Residents also picked up numerous ‘clerical errors’ and what can only be described as inadequate traffic reports from developers. The Penang Street planner admitted that the submitted plans included dwellings that were marked as two bedroom, which were in fact single bedroom dwellings. But it got a lot worse. According to the submitted shadow diagrams, everything was hunkey dorey! There was no overshadowing that did not meet the ResCode standards. Or so they would like everyone to believe. It was only when one resident pointed out that she had photographic evidence of a current room full of sunshine that would now be facing a three storey blank wall, that the ‘inaccuracies’ of the plans were revealed.

Some of the best quotes however came from the Loranne St (4 storey, 42 dwellings) planning conference. Hyams, who chaired the meeting, is literally starting to sound like a broken record! Once again he began the evening with assertions that the new zones did not add to development and that anyone who was telling people something different must have ‘political motives’. The plans that were available were practically indecipherable so that it was impossible to ascertain the sizes of each apartment. Also missing from the handout was the requisite shadow diagram for the equinox – ie September 22nd at 3pm!

Rachel Bowden represented the developer. We remind readers that she was at one time a senior planner for Council. And didn’t she sound it! Council’s public relations department could not have done a better job than the praise that Ms Bowden lavished on council! We guess that the planning/development circles are small, and certainly incestuous! When it came to answering questions about ‘quality’, all Ms Bowden could provide as an answer, were statements about setbacks, height, and how everything was in accordance with the planning scheme. Not a word of course about basic internal amenity in relation to quality – except that the developer would ‘keep’ some of the units and therefore have control over the Body Corporate. The implication being that this was unlike other developments. When pressed as to whether this meant they would be ‘rented’ out, the answer of course, had to be ‘yes’. Oh the games that these people play!

Our advice for all future objectors on any development is:

  • Check the developer’s plans carefully and ensure that they are accurate in every single respect
  • Check the accompanying traffic report – make sure that the ‘survey’ was conducted at a reasonable time and on more than one single day – ie the Penang Street traffic survey occurred on one single day at 9am and again at 7pm. Totally inadequate since there is a retirement village right next door and visitors are not likely to be parking and filling up the streets before 9am and certainly not much after 7pm. Some of the Penang people also went to the trouble of ‘measuring’ the supposed car parking available spots. Guess what? – the plans were wrong again!
  • Harass, harangue every single councillor. Get publicity! Tell your neighbours, tell your friends. Tell anyone who will listen that your problems will soon become their problems because of the Glen Eira Planning Scheme and the councillors who permitted this to occur in secret and without community consultation.

Finally, that old chestnut of planning decisions. Each and every time residents are told that the officer’s decision on the application will be made available on the FRIDAY afternoon.

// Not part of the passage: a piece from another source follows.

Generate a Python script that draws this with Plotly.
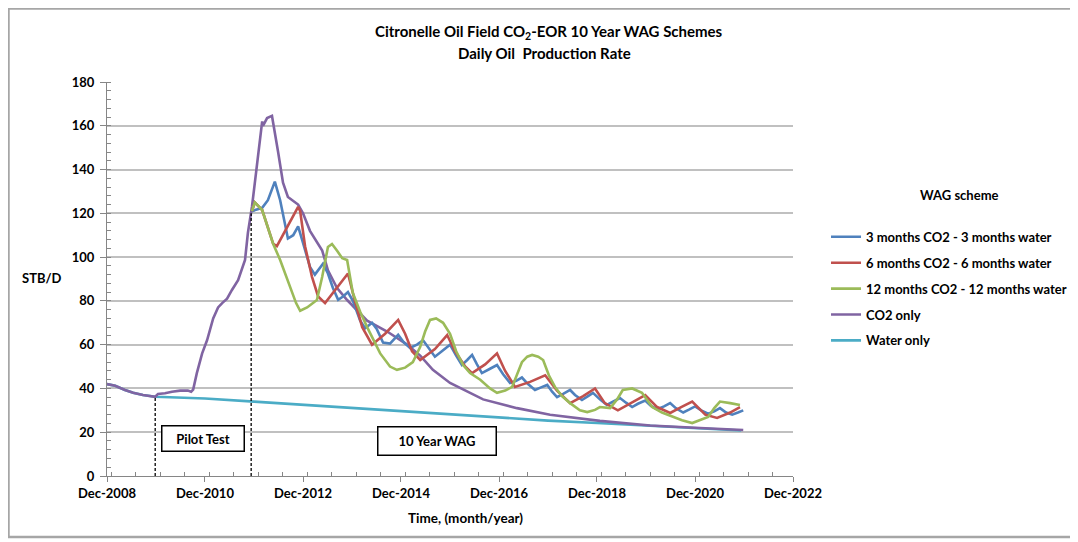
import plotly.graph_objects as go
import pandas as pd

# ---------------- data (x in months after Dec-2008) ----------------
START = "2008-12-01"

water_m = [0, 2.0, 4.4, 6.4, 8.8, 11.8, 15.4, 24.0, 36.0, 48.0, 60.0, 72.0, 84.0, 96.0,
           108.0, 120.0, 132.0, 144.0, 155.3]
water_v = [42, 41.2, 39.3, 38, 37, 36.2, 36, 35.4, 34, 32.5, 31, 29.5, 28, 26.6,
           25.3, 24.2, 23, 21.9, 20.8]

co2_m = [0, 2.0, 4.4, 6.4, 8.8, 11.8, 12.5, 14.2, 15.9, 17.9, 19.8, 20.6, 21.1, 22.0, 23.3,
         24.5, 26.0, 27.2, 28.2, 29.4, 30.6, 32.1, 33.8, 34.5, 35.5, 36.7, 38.0, 38.2, 39.2,
         40.4, 41.1, 41.9, 43.1, 44.3, 46.8, 48.0, 49.7, 52.7, 54.1, 56.3, 58.8, 63.7, 68.6,
         73.5, 76.7, 79.8, 84.0, 92.1, 100.4, 108.5, 120.7, 133.0, 145.2, 155.8]
co2_v = [42, 41.2, 39.3, 38, 37, 36.2, 37.5, 37.8, 38.5, 39, 39, 38.5, 39.5, 47, 56,
         62, 72, 77, 79, 81, 85, 89.5, 98.7, 111, 123, 141, 162, 160, 163.5,
         164.5, 156, 148, 134, 127.5, 124, 120, 112, 103, 94, 86, 80.4, 71, 66,
         60, 55, 48.5, 42.5, 35, 31, 28, 25.2, 23.1, 21.9, 21]

wag3_m = [35.5, 38.0, 39.4, 41.1, 42.4, 43.6, 44.3, 45.6, 46.8, 48.0, 49.7, 50.9, 52.2, 52.9,
          54.1, 55.3, 56.6, 57.8, 59.0, 60.2, 62.0, 63.2, 64.9, 66.1, 67.6, 69.3, 71.3, 72.7,
          74.2, 75.9, 77.4, 78.9, 80.3, 82.3, 84.0, 85.5, 86.9, 88.2, 89.4, 90.6, 91.8, 93.8,
          95.5, 97.0, 98.7, 100.2, 101.6, 103.1, 104.8, 106.3, 107.8, 109.0, 110.2, 111.7,
          113.4, 114.6, 116.3, 117.8, 119.0, 120.7, 122.4, 123.9, 125.6, 127.1, 128.6, 130.0,
          131.8, 133.2, 134.7, 136.4, 137.9, 139.3, 141.1, 142.5, 144.0, 145.5, 147.2, 148.7,
          150.1, 151.6, 153.1, 154.5, 155.8]
wag3_v = [121, 122.5, 126, 134.5, 126, 114, 108.5, 110, 114, 106.5, 95.5, 92, 95, 97,
          92.5, 86, 80.5, 82, 84, 80, 71, 67.5, 70, 67, 61, 60.5, 64.5, 61,
          58.5, 60, 62, 58, 54.5, 57.5, 60, 55, 50.7, 53, 55.3, 51, 47, 49,
          50.7, 46.5, 42.5, 43.5, 45, 42, 39.3, 40.5, 41.6, 38.5, 36, 37.5,
          39.3, 37, 34.7, 36.5, 38, 35, 32.5, 34, 35.6, 33.5, 31.5, 33,
          34.5, 32, 30.5, 31.8, 33.3, 31, 29, 30.3, 31.8, 30, 28.5, 29.5,
          31, 29, 28, 29, 30]

wag6_m = [35.5, 36.2, 38.0, 39.4, 40.7, 41.6, 44.3, 46.8, 47.3, 48.5, 50.2, 51.7, 53.4, 55.8,
          59.0, 60.7, 62.5, 64.9, 68.1, 71.3, 73.0, 74.7, 76.7, 80.3, 83.3, 85.2, 87.7, 89.4,
          92.6, 95.5, 97.5, 99.9, 103.6, 107.3, 110.2, 113.4, 116.6, 119.5, 121.9, 125.1,
          128.6, 131.8, 134.7, 137.9, 140.6, 143.3, 146.5, 149.4, 152.6, 155.0]
wag6_v = [121, 125, 121.5, 113, 106, 105, 114, 123, 121, 105, 91, 82, 79, 85,
          92.5, 80, 68, 60, 65, 71.3, 65, 57, 53, 58, 64.4, 57, 50, 47,
          51, 56, 48, 40.7, 43, 46, 39, 33.3, 36.5, 40, 33.3, 30,
          33.5, 37, 31.5, 28.8, 31.5, 34, 28, 26.5, 29, 31.5]

wag12_m = [35.5, 36.2, 38.0, 39.4, 40.7, 42.4, 44.8, 46.3, 47.3, 49.0, 51.4, 52.7, 54.1, 55.1,
           56.3, 57.6, 58.8, 60.2, 62.0, 63.7, 66.9, 69.3, 71.0, 73.0, 74.9, 76.7, 77.9, 79.1,
           80.6, 82.3, 84.0, 85.5, 87.2, 88.9, 91.4, 93.8, 95.5, 97.5, 99.2, 100.4, 101.6, 102.9,
           104.1, 105.6, 106.8, 108.2, 109.7, 111.4, 113.4, 115.8, 117.6, 119.5, 120.7, 123.2,
           124.9, 126.3, 128.6, 131.0, 132.3, 133.5, 135.9, 138.6, 140.8, 143.3, 145.2, 147.2,
           148.7, 150.1, 152.6, 155.0]
wag12_v = [121, 125, 121.5, 113, 106, 98.7, 86, 79, 75.5, 77, 80.4, 91, 104.6, 106,
           103, 99.5, 98.7, 83.6, 75, 68, 56, 50, 48.5, 49.5, 52, 59, 66, 71.3,
           72, 70, 65, 57, 50.7, 47, 44, 40, 38, 39, 40.7, 46, 52, 54.5,
           55.3, 54.5, 53, 46, 40.7, 36.5, 33.3, 30, 29.2, 30.2, 31.5, 31,
           35, 39.3, 40, 38, 34.5, 31.5, 29, 27, 25.5, 24.2, 25.5, 27,
           31, 34, 33.3, 32.4]

series_names = ["3 months CO2 - 3 months water", "6 months CO2 - 6 months water",
                "12 months CO2 - 12 months water", "CO2 only", "Water only"]
series_colors = ["#4F81BD", "#C0504D", "#9BBB59", "#8064A2", "#4BACC6"]

pilot_start_m, pilot_line_top = 11.8, 36.5
wag_start_m, wag_line_top = 35.3, 120
pilot_label_m, pilot_label_v = 23.4, 17
wag_label_m, wag_label_v = 80.9, 15.8

y_ticks = [0, 20, 40, 60, 80, 100, 120, 140, 160, 180]


def to_date(months):
    base = pd.Timestamp(START)
    return [base + pd.Timedelta(days=m * 365.25 / 12) for m in months]


FONT = "Lato"
fig = go.Figure()
series = [(wag3_m, wag3_v), (wag6_m, wag6_v), (wag12_m, wag12_v), (co2_m, co2_v), (water_m, water_v)]
draw_order = [4, 3, 0, 1, 2]
for i in draw_order:
    m, v = series[i]
    fig.add_trace(go.Scatter(x=to_date(m), y=v, mode="lines", name=series_names[i],
                             line=dict(color=series_colors[i], width=2.6),
                             legendgroup=str(i), legendrank=i + 1))

fig.add_shape(type="line", x0=to_date([pilot_start_m])[0], x1=to_date([pilot_start_m])[0],
              y0=0, y1=pilot_line_top, line=dict(color="black", width=1.3, dash="3px,2px"))
fig.add_shape(type="line", x0=to_date([wag_start_m])[0], x1=to_date([wag_start_m])[0],
              y0=0, y1=wag_line_top, line=dict(color="black", width=1.3, dash="3px,2px"))

fig.add_annotation(x=to_date([pilot_label_m])[0], y=pilot_label_v, text="<b>Pilot Test</b>",
                   showarrow=False, font=dict(family=FONT, size=13, color="black"),
                   bordercolor="black", borderwidth=1.5, bgcolor="white",
                   width=79, height=22, align="center", xanchor="center", yanchor="middle")
fig.add_annotation(x=to_date([wag_label_m])[0], y=wag_label_v, text="<b>10 Year WAG</b>",
                   showarrow=False, font=dict(family=FONT, size=13, color="black"),
                   bordercolor="black", borderwidth=1.5, bgcolor="white",
                   width=115, height=25, align="center", xanchor="center", yanchor="middle")

# titles
fig.add_annotation(xref="paper", yref="paper", x=0.644, y=1.1269, xanchor="center", yanchor="middle",
                   text="<b>Citronelle Oil Field CO<sub>2</sub>-EOR 10 Year WAG Schemes</b>",
                   showarrow=False, font=dict(family=FONT, size=15, color="black"))
fig.add_annotation(xref="paper", yref="paper", x=0.638, y=1.0736, xanchor="center", yanchor="middle",
                   text="<b>Daily Oil&nbsp; Production Rate</b>",
                   showarrow=False, font=dict(family=FONT, size=15, color="black"))
fig.add_annotation(xref="paper", yref="paper", x=-0.0948, y=0.5025, xanchor="center", yanchor="middle",
                   text="<b>STB/D</b>",
                   showarrow=False, font=dict(family=FONT, size=13, color="black"))
fig.add_annotation(xref="paper", yref="paper", x=0.522, y=-0.1066, xanchor="center", yanchor="middle",
                   text="<b>Time, (month/year)</b>",
                   showarrow=False, font=dict(family=FONT, size=13.5, color="black"))
fig.add_annotation(xref="paper", yref="paper", x=1.2434, y=0.7132, xanchor="center", yanchor="middle",
                   text="<b>WAG scheme</b>",
                   showarrow=False, font=dict(family=FONT, size=13, color="black"))

# outer frame
fig.add_shape(type="rect", xref="paper", yref="paper", x0=-0.1436, x1=1.4067, y0=-0.1548, y1=1.1866,
              line=dict(color="#A6A6A6", width=2.5))

# page body has an 8px default margin, so the figure sits 8px right/down in the window
fig.update_layout(
    width=1070, height=534,
    margin=dict(l=99, r=285, t=74, b=66, autoexpand=False),
    plot_bgcolor="white", paper_bgcolor="white",
    font=dict(family=FONT, color="black"),
    showlegend=True,
    legend=dict(xref="container", x=0.7645, y=0.645, xanchor="left", yanchor="top",
                font=dict(family=FONT, size=13, color="black", weight="bold"),
                traceorder="grouped", tracegroupgap=6, itemwidth=30,
                bgcolor="rgba(0,0,0,0)"),
    xaxis=dict(type="date", range=[pd.Timestamp(START), pd.Timestamp("2022-12-01")],
               tick0=START, dtick="M24", tickformat="%b-%Y",
               tickfont=dict(family=FONT, size=13, color="black", weight="bold"),
               showgrid=False, zeroline=False, showline=True, linecolor="#868686", linewidth=1.3,
               ticks="outside", ticklen=5, tickcolor="#868686",
               minor=dict(dtick="M6", ticks="inside", ticklen=4, tickcolor="#868686")),
    yaxis=dict(range=[0, 180], tickvals=y_ticks,
               tickfont=dict(family=FONT, size=13, color="black", weight="bold"),
               showgrid=True, gridcolor="#C0C0C0", gridwidth=1.5, zeroline=False,
               showline=True, linecolor="#868686", linewidth=1.3,
               ticks="outside", ticklen=6, tickcolor="#868686", ticklabelstandoff=3,
               minor=dict(dtick=4, tick0=0, ticks="inside", ticklen=4, tickcolor="#868686",
                          showgrid=False)),
)

fig.write_html("out.html")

Council meetings are on the following Tuesday evening. As we’ve stated ad nauseum – people work; people may be reluctant to intrude into councillors’ weekends. That basically leaves two days for residents to absorb the detail, and attempt to lobby councillors. Not good enough. We see no reason why officer decisions on any planning application should not be made available far earlier. Councillors receive their agendas at least 8 days prior to the council meeting. Why should residents only have a few days?

And why oh why are all of these extremely important planning decisions all being crammed into the one single council meeting? What that means is that we estimate that each item will be lucky to receive 5 or 10 minutes of ‘debate’ time. Not good enough when people’s lives and lifestyles are being decided. The advantage for council is of course that everything is done and dusted in the one 2 or 3 hour period. The more the merrier, so to speak, so that everything blurs into one time slot and the pressure cannot be repeated meeting after meeting. This has traditionally been council’s tactics. All decisions of major import somehow manage to find themselves on the one single agenda. Coincidence? Not bloody likely we say!